No que diz respeito à estrutura organizacional da Polícia Militar do Rio, existem tantos 'remendos' malfeitos que acredito que a própria organização não seja mais capaz de conduzir uma reforma administrativa

Ela deveria partir do governo estadual, que assumiu sua incapacidade de governança. Talvez a intervenção federal conduzida pelo Exército tenha condições de realizar esse conjunto de mudanças necessárias que provavelmente irão desagradar a muitos policiais. Porém, não sei se há interesse por parte deles.

A sra. acredita que a intervenção federal na Segurança Pública do Rio pode melhorar a organização da PM?
A Polícia Militar precisa de uma medida radical para poder sobreviver e alcançar o mínimo de eficiência nos serviços. A intervenção federal é uma medida radical, mas não posso dizer que irá funcionar. No entanto, o Exército tem toda a capacidade de identificar os problemas estruturais na Polícia Militar porque no Brasil essa organização policial ainda tem uma estrutura muito semelhante à do Exército.

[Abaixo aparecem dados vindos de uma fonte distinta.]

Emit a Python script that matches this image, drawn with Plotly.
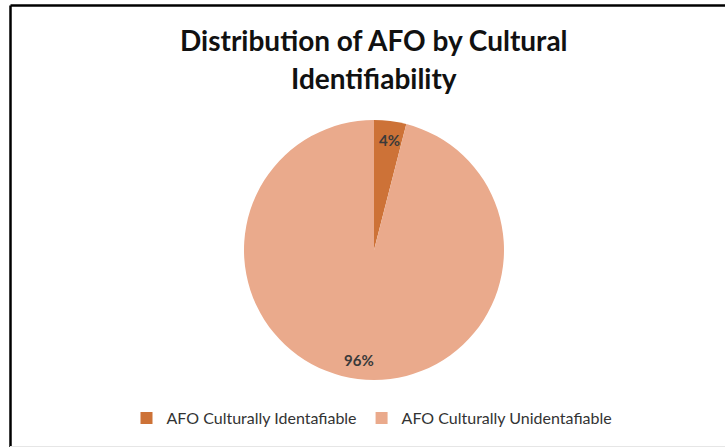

Por exemplo, a lógica dos dois níveis de supervisão --sargento e tenente-- também é um pressuposto empregado pelo Exército. Outro fator que afeta negativamente o desempenho da PM é a falta de uniformidade na escala de serviço. Cada batalhão estabelece o turno de serviço que mais lhe convém; é comum o horário de 24 horas de serviço por 72 de folga. O propósito é dar espaço para que o policial possa ter alguma atividade remunerada extra corporação, porque os salários são baixíssimos e estão atrasados. Mas é no mínimo ingênuo esperar que um policial possa patrulhar as ruas durante 24 horas com eficiência. O Exército tem toda expertise para fazer um diagnóstico preciso de todos esses problemas administrativos e de gestão, mas isso não é suficiente, seria necessário vontade política e tempo razoável, pois são intervenções que devem ocorrer a longo prazo.

O que leva um PM a se tornar um miliciano? Que problemas a existência de milícias traz para a PM do Rio?
A participação de policiais militares nas milícias é uma evidência da falta de capacidade do nível executivo da Polícia Militar do Rio em controlar comportamentos desviantes de seus membros. O poder administrativo disciplinar é um recurso importante para depuração interna, pois permite demitir ou expulsar da corporação policiais que cometem infrações disciplinares graves, que nem sempre configuram crime.

A atividade cotidiana expõe o policial ao contato com criminosos. A escolha da maior parte deles em “mudar de lado” está muito relacionada à impunidade, pois os fatos demonstram que as chances de serem pegos e punidos são baixas. Portanto, é uma escolha lucrativa para aqueles que decidem assumir o risco.

As milícias também representam grupos criminosos, mas podem ter uma dinâmica diferente das facções no “mercado do crime”.

A participação de policiais torna mais complexo o enfrentamento das milícias. Caso não haja uma resposta séria por parte dos governos, a tendência é que a situação piore cada vez mais

Que modelo de polícia precisamos ter no Brasil?
O problema da segurança pública no Brasil não será resolvido com a reforma do modelo de polícia. Enquanto não houver vontade política dos governantes --prefeitos, governadores e presidente-- em cumprir sua obrigação de prover segurança aos cidadãos, continuaremos vendo canhões de guerra fazendo parte da paisagem urbana e ouvindo tiros de fuzil em qualquer bairro da cidade. Portanto, a segurança não se reduz a um problema de polícia, embora seja a isso o que o debate no Brasil tem sido reduzido.